**Request**.
Print the listing in its entirety and exactly, leaving out images.

────

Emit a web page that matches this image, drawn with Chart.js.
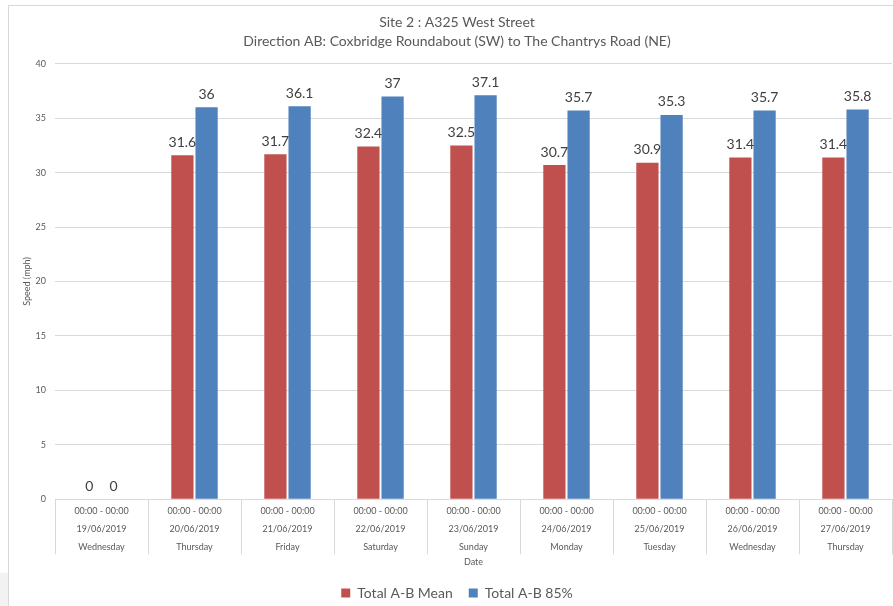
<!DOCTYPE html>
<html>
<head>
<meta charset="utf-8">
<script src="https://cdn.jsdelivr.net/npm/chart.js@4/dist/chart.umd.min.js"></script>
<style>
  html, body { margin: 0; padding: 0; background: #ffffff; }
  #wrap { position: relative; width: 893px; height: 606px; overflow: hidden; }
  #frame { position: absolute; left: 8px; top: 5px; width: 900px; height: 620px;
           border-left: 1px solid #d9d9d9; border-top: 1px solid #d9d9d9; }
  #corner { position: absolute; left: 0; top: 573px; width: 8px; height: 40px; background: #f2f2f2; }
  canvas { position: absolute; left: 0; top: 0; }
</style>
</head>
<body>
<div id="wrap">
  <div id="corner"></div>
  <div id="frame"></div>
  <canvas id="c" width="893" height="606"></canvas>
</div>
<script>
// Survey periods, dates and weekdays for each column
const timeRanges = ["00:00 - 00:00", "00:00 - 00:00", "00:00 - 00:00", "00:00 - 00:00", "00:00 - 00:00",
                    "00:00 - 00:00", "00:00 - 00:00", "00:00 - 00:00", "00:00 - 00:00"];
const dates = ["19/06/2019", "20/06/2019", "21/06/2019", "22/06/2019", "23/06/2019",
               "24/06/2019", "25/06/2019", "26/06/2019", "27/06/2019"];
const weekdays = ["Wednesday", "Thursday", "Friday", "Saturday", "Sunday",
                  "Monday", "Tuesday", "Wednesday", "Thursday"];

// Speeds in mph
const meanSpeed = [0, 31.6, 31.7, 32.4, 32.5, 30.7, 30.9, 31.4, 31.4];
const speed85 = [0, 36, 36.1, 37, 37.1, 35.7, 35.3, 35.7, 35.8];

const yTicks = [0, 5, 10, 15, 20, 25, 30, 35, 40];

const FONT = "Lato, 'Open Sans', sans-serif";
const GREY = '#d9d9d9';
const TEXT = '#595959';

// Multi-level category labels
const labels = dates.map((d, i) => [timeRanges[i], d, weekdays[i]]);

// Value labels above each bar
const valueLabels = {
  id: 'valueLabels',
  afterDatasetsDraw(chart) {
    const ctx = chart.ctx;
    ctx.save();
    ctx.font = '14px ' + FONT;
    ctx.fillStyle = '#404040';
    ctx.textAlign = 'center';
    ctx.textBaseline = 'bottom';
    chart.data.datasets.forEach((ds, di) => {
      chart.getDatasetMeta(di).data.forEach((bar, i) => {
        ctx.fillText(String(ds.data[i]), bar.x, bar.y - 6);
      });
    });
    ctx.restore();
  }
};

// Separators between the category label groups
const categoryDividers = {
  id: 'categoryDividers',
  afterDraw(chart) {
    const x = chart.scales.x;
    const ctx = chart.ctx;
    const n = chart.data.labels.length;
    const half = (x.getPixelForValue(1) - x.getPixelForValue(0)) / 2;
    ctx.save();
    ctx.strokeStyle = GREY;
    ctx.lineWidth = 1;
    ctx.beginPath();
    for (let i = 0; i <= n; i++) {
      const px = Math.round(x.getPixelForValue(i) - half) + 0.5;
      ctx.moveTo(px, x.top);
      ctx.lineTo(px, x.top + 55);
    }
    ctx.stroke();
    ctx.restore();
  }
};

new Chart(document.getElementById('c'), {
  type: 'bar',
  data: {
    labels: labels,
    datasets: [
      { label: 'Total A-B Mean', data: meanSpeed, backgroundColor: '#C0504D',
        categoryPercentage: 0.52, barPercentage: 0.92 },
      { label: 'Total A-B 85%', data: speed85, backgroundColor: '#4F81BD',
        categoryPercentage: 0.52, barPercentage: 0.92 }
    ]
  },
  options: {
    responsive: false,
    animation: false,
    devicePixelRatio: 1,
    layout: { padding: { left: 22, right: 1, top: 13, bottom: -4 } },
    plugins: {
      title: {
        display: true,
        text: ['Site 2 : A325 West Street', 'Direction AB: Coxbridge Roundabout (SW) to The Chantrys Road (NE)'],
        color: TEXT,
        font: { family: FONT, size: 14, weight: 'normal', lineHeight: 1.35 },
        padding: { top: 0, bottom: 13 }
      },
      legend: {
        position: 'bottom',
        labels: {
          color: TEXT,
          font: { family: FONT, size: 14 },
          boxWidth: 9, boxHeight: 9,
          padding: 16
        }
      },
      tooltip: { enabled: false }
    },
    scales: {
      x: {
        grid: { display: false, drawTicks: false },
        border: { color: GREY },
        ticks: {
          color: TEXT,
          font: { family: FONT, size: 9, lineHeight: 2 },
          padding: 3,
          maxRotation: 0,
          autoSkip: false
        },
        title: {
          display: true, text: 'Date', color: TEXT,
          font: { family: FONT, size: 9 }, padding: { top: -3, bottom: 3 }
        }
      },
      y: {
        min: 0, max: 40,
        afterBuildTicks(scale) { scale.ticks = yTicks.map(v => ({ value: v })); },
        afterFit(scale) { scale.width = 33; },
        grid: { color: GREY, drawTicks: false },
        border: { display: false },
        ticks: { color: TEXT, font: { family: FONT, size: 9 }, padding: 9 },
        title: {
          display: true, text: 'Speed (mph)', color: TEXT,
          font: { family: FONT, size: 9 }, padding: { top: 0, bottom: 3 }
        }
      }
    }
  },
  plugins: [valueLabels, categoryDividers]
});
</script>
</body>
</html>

────

**Output for this exercise**.
Emit a web page that matches this image, drawn with Chart.js.
<!DOCTYPE html>
<html>
<head>
<meta charset="utf-8">
<script src="https://cdn.jsdelivr.net/npm/chart.js@4/dist/chart.umd.min.js"></script>
<style>
  html, body { margin: 0; padding: 0; background: #ffffff; }
  #wrap { position: relative; width: 893px; height: 606px; overflow: hidden; }
  #frame { position: absolute; left: 8px; top: 5px; width: 900px; height: 620px;
           border-left: 1px solid #d9d9d9; border-top: 1px solid #d9d9d9; }
  #corner { position: absolute; left: 0; top: 573px; width: 8px; height: 40px; background: #f2f2f2; }
  canvas { position: absolute; left: 0; top: 0; }
</style>
</head>
<body>
<div id="wrap">
  <div id="corner"></div>
  <div id="frame"></div>
  <canvas id="c" width="893" height="606"></canvas>
</div>
<script>
// Survey periods, dates and weekdays for each column
const timeRanges = ["00:00 - 00:00", "00:00 - 00:00", "00:00 - 00:00", "00:00 - 00:00", "00:00 - 00:00",
                    "00:00 - 00:00", "00:00 - 00:00", "00:00 - 00:00", "00:00 - 00:00"];
const dates = ["19/06/2019", "20/06/2019", "21/06/2019", "22/06/2019", "23/06/2019",
               "24/06/2019", "25/06/2019", "26/06/2019", "27/06/2019"];
const weekdays = ["Wednesday", "Thursday", "Friday", "Saturday", "Sunday",
                  "Monday", "Tuesday", "Wednesday", "Thursday"];

// Speeds in mph
const meanSpeed = [0, 31.6, 31.7, 32.4, 32.5, 30.7, 30.9, 31.4, 31.4];
const speed85 = [0, 36, 36.1, 37, 37.1, 35.7, 35.3, 35.7, 35.8];

const yTicks = [0, 5, 10, 15, 20, 25, 30, 35, 40];

const FONT = "Lato, 'Open Sans', sans-serif";
const GREY = '#d9d9d9';
const TEXT = '#595959';

// Multi-level category labels
const labels = dates.map((d, i) => [timeRanges[i], d, weekdays[i]]);

// Value labels above each bar
const valueLabels = {
  id: 'valueLabels',
  afterDatasetsDraw(chart) {
    const ctx = chart.ctx;
    ctx.save();
    ctx.font = '14px ' + FONT;
    ctx.fillStyle = '#404040';
    ctx.textAlign = 'center';
    ctx.textBaseline = 'bottom';
    chart.data.datasets.forEach((ds, di) => {
      chart.getDatasetMeta(di).data.forEach((bar, i) => {
        ctx.fillText(String(ds.data[i]), bar.x, bar.y - 6);
      });
    });
    ctx.restore();
  }
};

// Separators between the category label groups
const categoryDividers = {
  id: 'categoryDividers',
  afterDraw(chart) {
    const x = chart.scales.x;
    const ctx = chart.ctx;
    const n = chart.data.labels.length;
    const half = (x.getPixelForValue(1) - x.getPixelForValue(0)) / 2;
    ctx.save();
    ctx.strokeStyle = GREY;
    ctx.lineWidth = 1;
    ctx.beginPath();
    for (let i = 0; i <= n; i++) {
      const px = Math.round(x.getPixelForValue(i) - half) + 0.5;
      ctx.moveTo(px, x.top);
      ctx.lineTo(px, x.top + 55);
    }
    ctx.stroke();
    ctx.restore();
  }
};

new Chart(document.getElementById('c'), {
  type: 'bar',
  data: {
    labels: labels,
    datasets: [
      { label: 'Total A-B Mean', data: meanSpeed, backgroundColor: '#C0504D',
        categoryPercentage: 0.52, barPercentage: 0.92 },
      { label: 'Total A-B 85%', data: speed85, backgroundColor: '#4F81BD',
        categoryPercentage: 0.52, barPercentage: 0.92 }
    ]
  },
  options: {
    responsive: false,
    animation: false,
    devicePixelRatio: 1,
    layout: { padding: { left: 22, right: 1, top: 13, bottom: -4 } },
    plugins: {
      title: {
        display: true,
        text: ['Site 2 : A325 West Street', 'Direction AB: Coxbridge Roundabout (SW) to The Chantrys Road (NE)'],
        color: TEXT,
        font: { family: FONT, size: 14, weight: 'normal', lineHeight: 1.35 },
        padding: { top: 0, bottom: 13 }
      },
      legend: {
        position: 'bottom',
        labels: {
          color: TEXT,
          font: { family: FONT, size: 14 },
          boxWidth: 9, boxHeight: 9,
          padding: 16
        }
      },
      tooltip: { enabled: false }
    },
    scales: {
      x: {
        grid: { display: false, drawTicks: false },
        border: { color: GREY },
        ticks: {
          color: TEXT,
          font: { family: FONT, size: 9, lineHeight: 2 },
          padding: 3,
          maxRotation: 0,
          autoSkip: false
        },
        title: {
          display: true, text: 'Date', color: TEXT,
          font: { family: FONT, size: 9 }, padding: { top: -3, bottom: 3 }
        }
      },
      y: {
        min: 0, max: 40,
        afterBuildTicks(scale) { scale.ticks = yTicks.map(v => ({ value: v })); },
        afterFit(scale) { scale.width = 33; },
        grid: { color: GREY, drawTicks: false },
        border: { display: false },
        ticks: { color: TEXT, font: { family: FONT, size: 9 }, padding: 9 },
        title: {
          display: true, text: 'Speed (mph)', color: TEXT,
          font: { family: FONT, size: 9 }, padding: { top: 0, bottom: 3 }
        }
      }
    }
  },
  plugins: [valueLabels, categoryDividers]
});
</script>
</body>
</html>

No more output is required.